Тем временем Гилфорд выдает одну из своих милых детских улыбок, выпускает мою руку и направляется к матери. Никому нет дела до того, что я отказываюсь от короны, никто не слушает мои протесты против того, что меня возводят на трон. Они коронуют меня независимо от моего согласия. Теперь мне кажется, что я угодила ногой в капкан: я все еще могу крутиться на месте, я могу кричать, но меня уже ничто не спасет.

Тауэр, Лондон.

Июль 1553 года

На мне новое платье из расшитого золотом зеленого бархата. Должно быть, его тайно сшили по мне заранее, готовясь к этому дню. Когда его корсет затягивали на моей талии, я подумала, что он впивается в мое тело так же туго, как и петля, затягиваемая на моей шее. И тогда я понимаю, что все это действо не было случайным даром от умирающего кузена короля. Мое избрание стало плодом хорошо продуманного плана, который был составлен еще несколько месяцев назад, именно столько времени понадобилось портному, чтобы закончить свою работу. Наверняка это мой свекр, глава Совета, Джон Дадли распорядился насчет этого наряда и этой коронации, а мой отец с этим всем согласился. Как согласились и все лорды – члены Совета, и лишь потом мой бедный больной кузен Эдуард принял эту идею как свою собственную и издал распоряжение, обращающее Совет против его сводной сестры, Марии, наследницы короны по праву крови.

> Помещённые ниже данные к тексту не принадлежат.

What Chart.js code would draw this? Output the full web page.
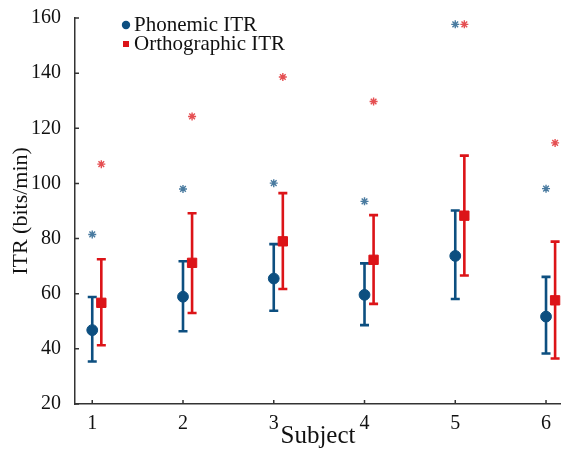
<!DOCTYPE html>
<html>
<head>
<meta charset="utf-8">
<script src="https://cdn.jsdelivr.net/npm/chart.js@4"></script>
<style>
    html, body { margin: 0; padding: 0; background: #fff; overflow: hidden; }
    canvas { display: block; }
</style>
</head>
<body>
<canvas id="ItrChart" width="561" height="449"></canvas>
<script>
// Subjects on the x axis
let subjects = [1, 2, 3, 4, 5, 6];

// Phonemic ITR: mean, lower/upper error bar and the best run (star)
let phonemicMean = [46.8, 58.9, 65.5, 59.6, 73.7, 51.7];
let phonemicLow = [35.4, 46.4, 53.8, 48.6, 58.1, 38.3];
let phonemicHigh = [58.8, 71.8, 78.0, 71.0, 90.2, 66.1];
let phonemicMax = [81.5, 98.0, 100.1, 93.5, 157.7, 98.1];

// Orthographic ITR, drawn a little to the right of each subject
let orthoMean = [56.7, 71.2, 79.0, 72.3, 88.3, 57.6];
let orthoLow = [41.3, 53.0, 61.7, 56.3, 66.6, 36.5];
let orthoHigh = [72.5, 89.2, 96.5, 88.5, 110.1, 78.9];
let orthoMax = [107.0, 124.3, 138.6, 129.7, 157.7, 114.7];

let yTicks = [20, 40, 60, 80, 100, 120, 140, 160];

const blue = '#0d4f80';
const red = '#dc1418';
const shift = 0.1;
const serif = "'Liberation Serif', 'DejaVu Serif', serif";

function points(ys, dx) {
    return subjects.map((s, i) => ({ x: s + dx, y: ys[i] }));
}

// error bars with caps, drawn under the markers
const errorBars = {
    id: 'errorBars',
    beforeDatasetsDraw(chart) {
        const ctx = chart.ctx;
        const xs = chart.scales.x, ys = chart.scales.y;
        const sets = [[phonemicLow, phonemicHigh, 0, blue], [orthoLow, orthoHigh, shift, red]];
        ctx.save();
        ctx.lineWidth = 2.6;
        for (let [lo, hi, dx, col] of sets) {
            ctx.strokeStyle = col;
            subjects.forEach((s, i) => {
                const x = xs.getPixelForValue(s + dx);
                const y1 = ys.getPixelForValue(lo[i]);
                const y2 = ys.getPixelForValue(hi[i]);
                ctx.beginPath();
                ctx.moveTo(x, y1); ctx.lineTo(x, y2);
                ctx.moveTo(x - 4.5, y1); ctx.lineTo(x + 4.5, y1);
                ctx.moveTo(x - 4.5, y2); ctx.lineTo(x + 4.5, y2);
                ctx.stroke();
            });
        }
        ctx.restore();
    }
};

// inward tick marks and the legend in the top left corner
const extras = {
    id: 'extras',
    afterDraw(chart) {
        const ctx = chart.ctx;
        const area = chart.chartArea;
        const xs = chart.scales.x, ys = chart.scales.y;
        ctx.save();
        ctx.strokeStyle = '#333';
        ctx.lineWidth = 1.5;
        ctx.beginPath();
        for (let s of subjects) {
            const x = xs.getPixelForValue(s);
            ctx.moveTo(x, area.bottom); ctx.lineTo(x, area.bottom - 4);
        }
        for (let v of yTicks) {
            const y = ys.getPixelForValue(v);
            ctx.moveTo(area.left, y); ctx.lineTo(area.left + 4, y);
        }
        ctx.stroke();

        const lx = area.left + 51;
        const ly = area.top + 7;
        ctx.fillStyle = blue;
        ctx.beginPath();
        ctx.arc(lx, ly, 4.2, 0, Math.PI * 2);
        ctx.fill();
        ctx.fillStyle = red;
        ctx.fillRect(lx - 3, ly + 19 - 3, 6, 6);
        ctx.fillStyle = '#111';
        ctx.font = '21px ' + serif;
        ctx.textBaseline = 'middle';
        ctx.fillText('Phonemic ITR', lx + 8, ly);
        ctx.fillText('Orthographic ITR', lx + 8, ly + 19);
        ctx.restore();
    }
};

new Chart("ItrChart", {
    type: "scatter",
    data: {
        datasets: [{
            label: "Phonemic ITR",
            data: points(phonemicMean, 0),
            pointStyle: 'circle',
            pointRadius: 5.4,
            backgroundColor: blue,
            borderColor: blue,
            order: 1
        }, {
            label: "Orthographic ITR",
            data: points(orthoMean, shift),
            pointStyle: 'rect',
            pointRadius: 6.6,
            backgroundColor: red,
            borderColor: red,
            order: 1
        }, {
            label: "Phonemic max",
            data: points(phonemicMax, 0),
            pointStyle: 'star',
            pointRadius: 4,
            borderWidth: 1.4,
            borderColor: 'rgba(13,79,128,0.75)',
            backgroundColor: 'rgba(13,79,128,0.75)',
            order: 2
        }, {
            label: "Orthographic max",
            data: points(orthoMax, shift),
            pointStyle: 'star',
            pointRadius: 4,
            borderWidth: 1.4,
            borderColor: 'rgba(220,20,24,0.75)',
            backgroundColor: 'rgba(220,20,24,0.75)',
            order: 2
        }]
    },
    options: {
        animation: false,
        responsive: false,
        layout: { autoPadding: false, padding: { top: 17, right: 0, left: 0, bottom: 0 } },
        plugins: {
            legend: { display: false },
            tooltip: { enabled: false }
        },
        scales: {
            x: {
                type: 'linear',
                min: 0.81,
                max: 6.165,
                afterBuildTicks: (scale) => { scale.ticks = subjects.map(v => ({ value: v })); },
                afterFit: (scale) => {
                    scale.height = 45;
                    scale.paddingLeft = 0;
                    scale.paddingRight = 0;
                },
                grid: { display: false },
                border: { display: true, color: '#333', width: 1.5 },
                ticks: {
                    color: '#111',
                    padding: 0,
                    font: { family: serif, size: 20 }
                },
                title: {
                    display: true,
                    text: 'Subject',
                    color: '#111',
                    padding: { top: 0, bottom: -2 },
                    font: { family: serif, size: 25 }
                }
            },
            y: {
                min: 20,
                max: 160,
                afterBuildTicks: (scale) => { scale.ticks = yTicks.map(v => ({ value: v })); },
                afterFit: (scale) => { scale.width = 75; },
                grid: { display: false },
                border: { display: true, color: '#333', width: 1.5 },
                ticks: {
                    color: '#111',
                    padding: 6,
                    font: { family: serif, size: 20 }
                },
                title: {
                    display: true,
                    text: 'ITR (bits/min)',
                    color: '#111',
                    padding: { top: 8, bottom: 0 },
                    font: { family: serif, size: 22 }
                }
            }
        }
    },
    plugins: [errorBars, extras]
});
</script>
</body>
</html>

Мать согласилась отказаться от своего права в мою пользу. Должно быть, она не одну неделю воевала со своей гордостью. У всех них был не один месяц, чтобы подготовиться к этим событиям и договориться со своей совестью. Если она была у них. Мне же приходится со всеми своими страхами обращаться ко Всевышнему, и на принятие данного мне свыше долга у меня оставалось всего несколько дней. Теперь же мне предстояло надеть новое, зеленое с золотым, платье, подняться на королевскую баржу, сесть на трон под золоченым балдахином и под развевающимися королевскими стягами направиться в Тауэр, чтобы подготовиться к коронации.

Раньше я бывала на королевской барже только как спутница кузена, теперь же я сижу на троне, стоящем в самом центре палубы, и ежусь от обдувающего его со всех сторон ветра. Когда мы подплываем к пристани, нас там уже ожидают сотни людей, вытянувшись вдоль набережной и внутри Тауэра, таращась на меня во все глаза. Мне было стыдно сходить с баржи и следовать в Тауэр через Львиные ворота под сенью не принадлежавших мне цветов. Я удивлена своей радости от присутствия Гилфорда, который сопровождает меня в эти ужасные минуты. Сначала он берет меня за руку, чтобы идти вместе со мной, затем отпускает, чтобы пропустить меня вперед, и это выглядит так изящно, что напоминает свадебный танец.

Я рада, что над моей головой расправлен балдахин, и мне кажется, что он скрывает от взора Всевышнего, как я иду навстречу измене. За мной идет моя мать, которая держит подол моего платья и натягивает его то вправо, то влево, как крестьянин, пашущий на норовистой лошади и то и дело щелкающий удилами, чтобы заставить скотинку вспороть слежавшуюся землю.